We've made reference on this site to similarities between structural problems in Social Security and the KAPT scandal. The politics of Social Security reform, meanwhile, seems to mirror that of Kentucky's budget negotiations of the last two sessions in the General Assembly.
Just as Washington D.C. Democrats continue to insist either that there is no problem with Social Security or that it is so frail that it will not survive reform efforts, Frankfort House Democrats last year repeatedly refused to meet Republicans to discuss Kentucky's budget.
Just as the media last year failed to report on House Speaker Jody Richards' refusal to meet with Republicans to negotiate on the budget, journalists have blatantly manipulated the debate on Social Security reform.

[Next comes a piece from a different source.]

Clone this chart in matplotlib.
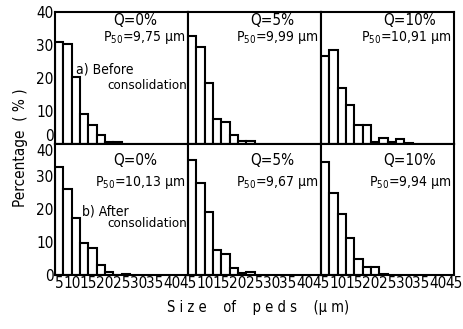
import matplotlib
matplotlib.use('Agg')
import matplotlib.pyplot as plt
from matplotlib import font_manager
import numpy as np

# pick a narrow face if there is one, the scan uses a condensed sans
fonts = font_manager.fontManager.ttflist
names = {f.name for f in fonts}
stretch = 'normal'
if 'Liberation Sans Narrow' in names:
    family = 'Liberation Sans Narrow'
elif any(f.name == 'DejaVu Sans' and f.stretch in ('condensed', 'semi-condensed') for f in fonts):
    family = 'DejaVu Sans'
    stretch = 'condensed'
elif 'Roboto Condensed' in names:
    family = 'Roboto Condensed'
else:
    family = 'Roboto'

plt.rcParams['font.family'] = [family, 'DejaVu Sans']
plt.rcParams['font.stretch'] = stretch
plt.rcParams['mathtext.fontset'] = 'custom'
plt.rcParams['mathtext.rm'] = family
plt.rcParams['mathtext.it'] = family

# size classes (um), width 2.5
bin_width = 2.5
bin_start = 5

# percentage per class
before_q0 = [31.0, 30.3, 20.3, 9.0, 5.7, 2.7, 0.6, 0.6]
before_q5 = [32.6, 29.4, 18.5, 7.5, 6.5, 2.6, 0.7, 0.7]
before_q10 = [26.5, 28.4, 17.0, 11.6, 5.7, 5.7, 0.5, 1.7, 0.5, 1.4, 0.3]
after_q0 = [32.8, 26.3, 17.5, 9.8, 8.1, 3.2, 1.0, 0.0, 0.3]
after_q5 = [35.0, 28.0, 19.2, 7.6, 6.3, 2.0, 0.5, 0.8]
after_q10 = [34.3, 25.0, 18.7, 11.4, 4.8, 2.3, 2.3, 0.3]

q_labels = ['Q=0%', 'Q=5%', 'Q=10%']
p50_before = ['9,75', '9,99', '10,91']
p50_after = ['10,13', '9,67', '9,94']

x_ticks = [5, 10, 15, 20, 25, 30, 35, 40, 45]
y_ticks = [0, 10, 20, 30, 40]

fig = plt.figure(figsize=(4.63, 3.29), dpi=100)
gs = fig.add_gridspec(2, 3, left=0.119, right=0.981, top=0.9635, bottom=0.164,
                      wspace=0, hspace=0)

rows = [[before_q0, before_q5, before_q10], [after_q0, after_q5, after_q10]]
p50s = [p50_before, p50_after]

for r in range(2):
    for c in range(3):
        ax = fig.add_subplot(gs[r, c])
        vals = rows[r][c]
        lefts = bin_start + bin_width * np.arange(len(vals))
        ax.bar(lefts, vals, width=bin_width, align='edge', color='white',
               edgecolor='black', linewidth=1.5)
        ax.set_xlim(5, 45)
        ax.set_ylim(0, 40)
        for s in ax.spines.values():
            s.set_linewidth(1.5)
        ax.tick_params(direction='in', length=0, labelsize=11, pad=1)
        ax.set_xticks(x_ticks)
        ax.set_yticks(y_ticks)
        if c != 0:
            ax.set_yticklabels([])
        else:
            # top panel's 0 sits just above the join, bottom panel's 40 just below
            if r == 0:
                ax.get_yticklabels()[0].set_va('bottom')
            else:
                ax.get_yticklabels()[-1].set_va('top')
        if r == 0:
            ax.set_xticklabels([])
        elif c != 0:
            # the 45 of the panel to the left already stands at the join
            ax.set_xticklabels([''] + [str(t) for t in x_ticks[1:]])
        else:
            ax.get_xticklabels()[0].set_ha('left')
        # Q and P50 texts
        if r == 0:
            qy, py = 0.935, 0.805
        else:
            qy, py = 0.87, 0.70
        xx = 0.42 if c == 0 else 0.45
        ax.text(xx + 0.02, qy, q_labels[c], transform=ax.transAxes,
                fontsize=11, va='center', ha='left')
        ax.text(0.98, py, r'P$_{50}$=' + p50s[r][c] + ' μm', transform=ax.transAxes,
                fontsize=10, va='center', ha='right')
        if c == 0:
            if r == 0:
                ax.text(0.16, 0.56, 'a) Before', transform=ax.transAxes,
                        fontsize=10, va='center', ha='left')
                ax.text(0.995, 0.44, 'consolidation', transform=ax.transAxes,
                        fontsize=9.5, va='center', ha='right')
            else:
                ax.text(0.20, 0.48, 'b) After', transform=ax.transAxes,
                        fontsize=10, va='center', ha='left')
                ax.text(0.995, 0.39, 'consolidation', transform=ax.transAxes,
                        fontsize=9.5, va='center', ha='right')

fig.text(0.045, 0.55, 'Percentage  ( % )', rotation=90, fontsize=11,
         va='center', ha='center')
fig.text(0.557, 0.066, 'S i z e    of    p e d s    (μ m)', fontsize=10.5,
         va='center', ha='center')

plt.savefig('out.png', dpi=100)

The latest example of this is noteworthy.
The Los Angeles Times yesterday reported on a Social Security opt out program in Ohio that has "attracted few takers" stating that the "popularity of the private accounts" has been "relatively low." (Note that the words in quotes above were words of LA Times reporters and were not attributed to anyone else.)
This dim view of a program that allowed individuals to opt out of Social Security for a private plan was striking. I had never heard of Ohio's plan, but every other plan I had heard of was both popular and successful. So I did a little research.
Bottom line: What was the participation level among eligible employees for Ohio's version of private Social Security accounts?
Ninety seven percent.
While Kentucky voters are asking themselves why they had to wait a year for Democrats to come to the table on the budget, national voters may soon be wondering why Congressional Democrats fiddled so long while Social Security crumbled.